Currums questioned why the Spycops Bill should apply to the military intelligence operators. “Don’t think they are super sleuths or spies. They are soldiers, with no remit,” he said.

“There’s nothing that authorises the army intelligence corps per se, as it is supposed to exist on paper, to run agents, to carry out anti-terrorist operations or anything like that.

“Agent running was never taught because it was never officially a part of army intelligence or RAF intelligence roles. The role was surveillance, it was not agent running.”

He added: “If you ever find anybody in the army to admit that they were responsible for running agents, apart from the Special Forces, then good luck.”

Army agents

When asked in October about undercover army agents, Defence Minister James Heappey told Parliament: “Two specialist units within the Armed Forces, and each of the three Service Police forces, have CHIS [covert human intelligence source] handling capabilities utilising appropriately trained personnel.”

However, Heappey would not be drawn on how many such agents had been run by the army in the last five years, nor which countries they had operated in.

The secrecy suggests that the two units allowed to run agents are special forces squads like the army’s Special Air Service (SAS) and the navy’s Special Boat Squadron (SBS), rather than the army intelligence corps which used to run the FRU.

“The army intelligence corps are pretty much despised by people like the SAS, who I’ve worked with,” Currums said. “MI5 and MI6 wanted nothing to do with them, nor did the Army element of BRIXMIS. They just thought the FRU were amateurs, which they were, they were cowboys.”

An army intelligence corps veteran who served in Northern Ireland in the mid-1990s told Declassified there had been a “massive sea change in how things were managed and run” compared to the 1980s.

The veteran, who asked not to be named, served in a general intelligence role and remembers encountering the more specialist FRU, which had been renamed as the Joint Support Group (JSG).

“They were really professional,” the veteran commented on the JSG. “The legacy stuff beforehand – there were obviously lots of things the military should not have done – cowboy type operations. That’s a word you can use to describe it.

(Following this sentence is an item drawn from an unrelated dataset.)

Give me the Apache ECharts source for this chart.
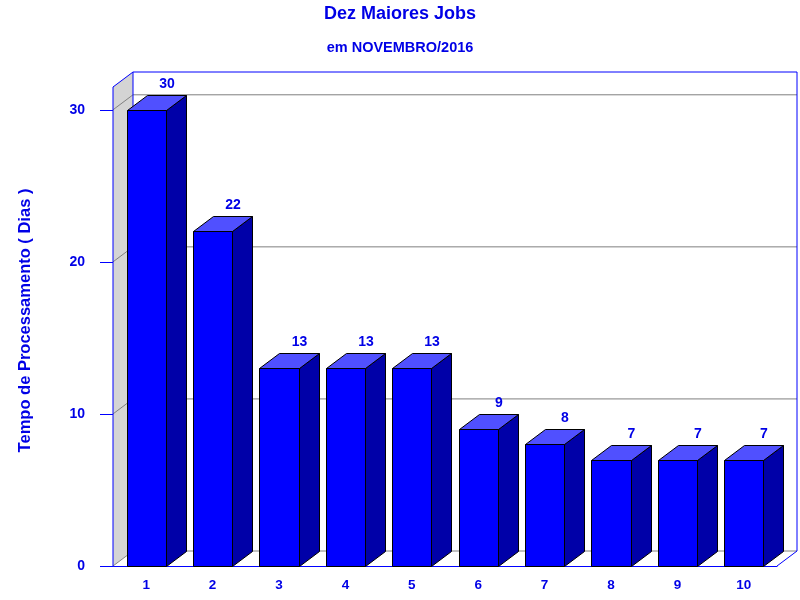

“But by the early 1990s I think the military learnt an awful lot of lessons. I felt part of a very professionally run organisation that had lots of policies and procedures and protocols in place to stop people being cowboys. You just couldn’t do it.

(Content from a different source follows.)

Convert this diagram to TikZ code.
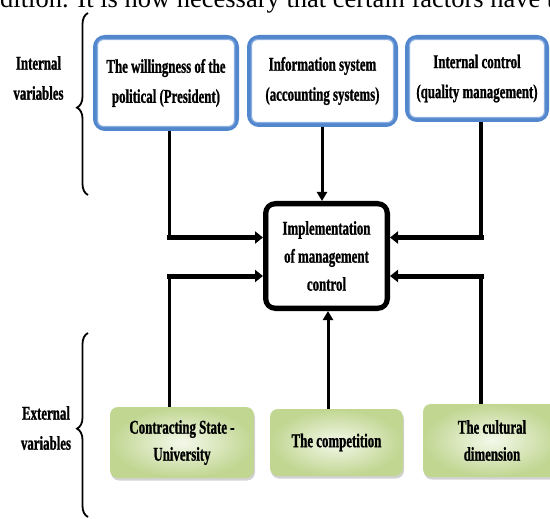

“The intelligence corps I was in was completely different from what it was before I joined. We had lots of training with lawyers saying what you can and can’t do, we even had lessons about whistle-blowing and how to raise concerns.”

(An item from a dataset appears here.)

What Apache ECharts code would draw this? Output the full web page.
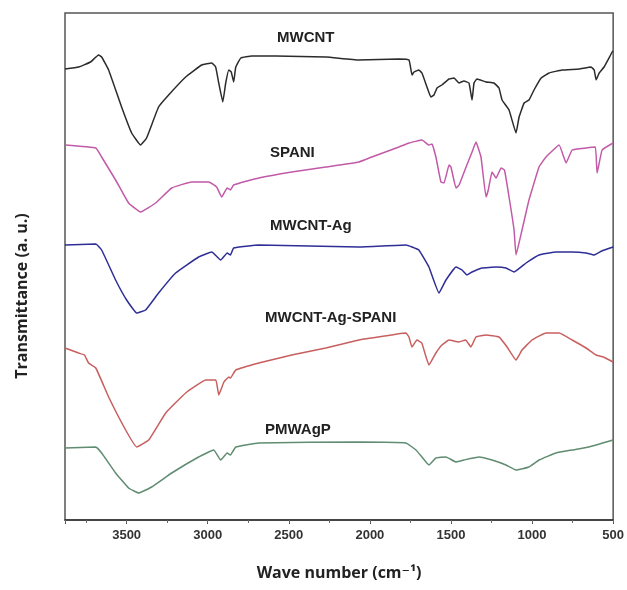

Declassified asked Operation Kenova whether it had spoken to several of the army officers mentioned in this article. It responded by saying it “wouldn’t comment on individuals at this stage”. Boutcher has committed to delivering “a public-facing report” when his investigation concludes.

A spokesperson for the Ministry of Defence said: “We are assisting the police in their investigation. As the investigation is ongoing it would be inappropriate to comment further.”